Sustainable Agriculture: Farming that is socially just, humane, economically viable, and environmentally sound. Practices that promote diversity, build healthy soils, protect riparian waterways, recycle on farm inputs and bring farmers the opportunity to set their own prices promote sustainability.
Direct Marketing: Sales from a farmer/producer direct to the consumer. Farmers sell direct to consumers at the Farmers Market, food stands, U-Pick operations, through CSAs and on-line markets.
Intermediated Markets: Farmers also sell direct to restaurants and coops/ grocery stores or through a farmer-owned, regional food distribution cooperative. These are often called intermediated markets or referred to as semi-direct sales because they is still one layer away from consumer or end-buyer.
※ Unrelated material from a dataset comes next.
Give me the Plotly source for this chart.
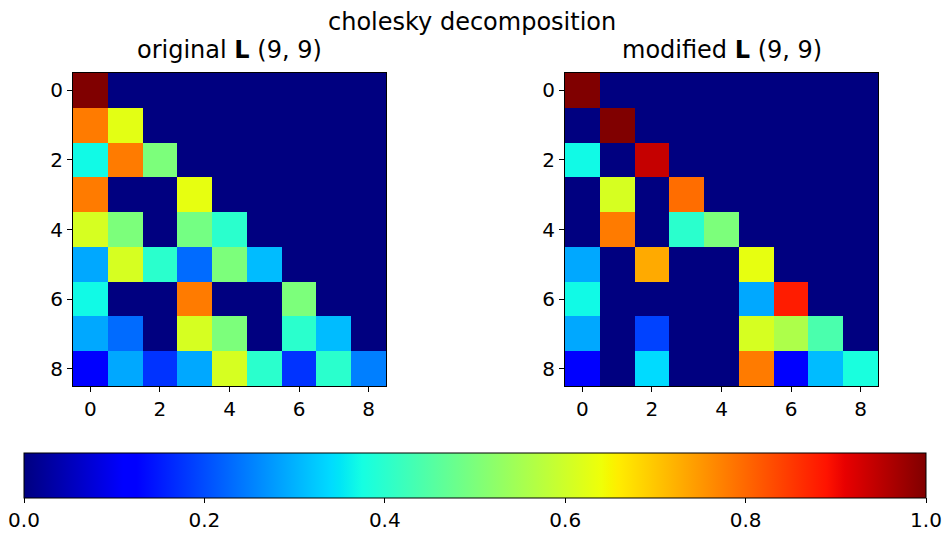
import plotly.graph_objects as go

W, H = 944, 534

ticks = [0, 2, 4, 6, 8]
cbar_ticks = [0.0, 0.2, 0.4, 0.6, 0.8, 1.0]

original_L = [
    [1.00, 0, 0, 0, 0, 0, 0, 0, 0],
    [0.78, 0.625, 0, 0, 0, 0, 0, 0, 0],
    [0.37, 0.78, 0.50, 0, 0, 0, 0, 0, 0],
    [0.78, 0, 0, 0.63, 0, 0, 0, 0, 0],
    [0.61, 0.50, 0, 0.49, 0.40, 0, 0, 0, 0],
    [0.29, 0.61, 0.40, 0.23, 0.50, 0.31, 0, 0, 0],
    [0.37, 0, 0, 0.78, 0, 0, 0.50, 0, 0],
    [0.29, 0.23, 0, 0.61, 0.50, 0, 0.40, 0.31, 0],
    [0.12, 0.29, 0.175, 0.29, 0.61, 0.40, 0.175, 0.40, 0.25],
]

modified_L = [
    [1.00, 0, 0, 0, 0, 0, 0, 0, 0],
    [0, 1.00, 0, 0, 0, 0, 0, 0, 0],
    [0.37, 0, 0.94, 0, 0, 0, 0, 0, 0],
    [0, 0.61, 0, 0.795, 0, 0, 0, 0, 0],
    [0, 0.78, 0, 0.40, 0.50, 0, 0, 0, 0],
    [0.29, 0, 0.73, 0, 0, 0.63, 0, 0, 0],
    [0.37, 0, 0, 0, 0, 0.29, 0.88, 0, 0],
    [0.29, 0, 0.19, 0, 0, 0.61, 0.56, 0.44, 0],
    [0.12, 0, 0.34, 0, 0, 0.78, 0.12, 0.31, 0.38],
]

# matplotlib "jet" colormap segment data
jet_r = [(0, 0), (0.35, 0), (0.66, 1), (0.89, 1), (1, 0.5)]
jet_g = [(0, 0), (0.125, 0), (0.375, 1), (0.64, 1), (0.91, 0), (1, 0)]
jet_b = [(0, 0.5), (0.11, 1), (0.34, 1), (0.65, 0), (1, 0)]


def interp(seg, x):
    for (x0, y0), (x1, y1) in zip(seg[:-1], seg[1:]):
        if x0 <= x <= x1:
            return y0 + (y1 - y0) * (x - x0) / (x1 - x0) if x1 > x0 else y1
    return seg[-1][1]


stops = sorted(set([p[0] for p in jet_r + jet_g + jet_b]))
jet = []
for s in stops:
    r, g, b = (round(255 * interp(c, s)) for c in (jet_r, jet_g, jet_b))
    jet.append([s, f"rgb({r},{g},{b})"])

fig = go.Figure()
fig.add_trace(go.Heatmap(z=original_L, coloraxis="coloraxis", xaxis="x", yaxis="y"))
fig.add_trace(go.Heatmap(z=modified_L, coloraxis="coloraxis", xaxis="x2", yaxis="y2"))

font = dict(family="DejaVu Sans", color="black")

ax_common = dict(
    tickvals=ticks, ticks="outside", ticklen=5, tickcolor="black", tickwidth=1,
    showline=True, linecolor="black", linewidth=1, mirror=True,
    showgrid=False, zeroline=False, tickfont=dict(size=20, **font),
)

y0 = 1 - 386 / H
y1 = 1 - 73 / H

fig.update_layout(
    width=W, height=H,
    margin=dict(l=0, r=0, t=0, b=0, autoexpand=False),
    paper_bgcolor="white", plot_bgcolor="white",
    font=dict(size=20, **font),
    xaxis=dict(domain=[73 / W, 386 / W], range=[-0.5, 8.5], anchor="y", **ax_common),
    yaxis=dict(domain=[y0, y1], range=[8.5, -0.5], anchor="x", **ax_common),
    xaxis2=dict(domain=[565 / W, 878 / W], range=[-0.5, 8.5], anchor="y2", **ax_common),
    yaxis2=dict(domain=[y0, y1], range=[8.5, -0.5], anchor="x2", **ax_common),
    coloraxis=dict(
        colorscale=jet, cmin=0, cmax=1,
        colorbar=dict(
            orientation="h", x=24 / W, xanchor="left", y=1 - 453 / H, yanchor="top",
            lenmode="pixels", len=902, thickness=45, thicknessmode="pixels",
            xpad=0, ypad=0, outlinewidth=1, outlinecolor="black",
            tickvals=cbar_ticks, ticktext=[f"{t:.1f}" for t in cbar_ticks],
            ticks="outside", ticklen=5, tickcolor="black",
            tickfont=dict(size=20, **font),
        ),
    ),
    annotations=[
        dict(text="cholesky decomposition", x=0.5, y=1 - 22 / H, xref="paper", yref="paper",
             showarrow=False, xanchor="center", yanchor="middle", font=dict(size=24, **font)),
        dict(text="original <b>L</b> (9, 9)", x=229.5 / W, y=1 - 50 / H, xref="paper", yref="paper",
             showarrow=False, xanchor="center", yanchor="middle", font=dict(size=24, **font)),
        dict(text="modified <b>L</b> (9, 9)", x=721.5 / W, y=1 - 50 / H, xref="paper", yref="paper",
             showarrow=False, xanchor="center", yanchor="middle", font=dict(size=24, **font)),
    ],
)

fig.write_html("out.html", config={"displayModeBar": False},
               post_script="document.body.style.margin='0px';")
Community Supported Agriculture (CSA): Community Supported Agriculture is when customers pay farmers up front for a share of the harvest. They then receive a bag or box of produce and other farm products on a weekly basis throughout the growing season. CSAs vary on number of weeks, price, variety of products and delivery method. Some include work on the farm in exchange for food.
Wholesale: Lower prices are offered through a distributor for potentially larger quantities or on an ongoing basis, such as for restaurants, institutions or stores before products reach the end-user.
OTHER FOOD TERMS
Food Access: Consumer choices are likely to be influenced by the accessibility and affordability of food retailers, travel time to shopping, availability of healthy foods, and food prices. Price of food can be a barrier for low-income families.
Food Aggregation/Distribution: The process of gathering local/regional food from farmers at a specific site and then trucking the food to buyers such as restaurants, grocery outlets, institutions, etc. See Food Hub.
Food Hub: A centrally located facility with a business management structure facilitating the aggregation, storage, processing, distribution, and/or marketing of locally/regionally produced food products. Can also be coordinated through the internet.
Food Security: USDA’s definition of food security is, “access by all people at all times to enough food for an active, healthy life.” Food security comprises several different components, including food access, distribution of food, the stability of the food supply, and the use of food. May be discussed in number of days of food supply.
Supplemental Nutrition Assistance Program (SNAP): Food stamps were renamed the Supplemental Nutrition Assistance Program or SNAP in 2008. A growing number of farmers markets are equipped with the technology to accept SNAP benefits through Electronic Benefits Transfer (EBT). The EBT system authorizes the transfer of government SNAP benefits from a federal account to a retailer account to pay for fresh foods.
Women, Infants, and Children Farmers Market Nutrition Program (WIC FMNP): The Women, Infants, and Children Farmers Market Nutrition Program provides coupons to eligible low-income women who are pregnant, breastfeeding, and/or caring for children up to five years old who are found to be at nutritional risk. Coupons are used to buy fresh fruits, vegetables, and herbs at farmers markets. Funding for the WIC FMNP is provided by the USDA Food and Nutrition Service to states, U.S. territories, and federally-recognized Indian tribal governments. ( Currently available in WA, not ID.)
Note to Reader: This is not an exhaustive list of terms, merely some selected definitions that might be helpful to understanding local food and farming concepts.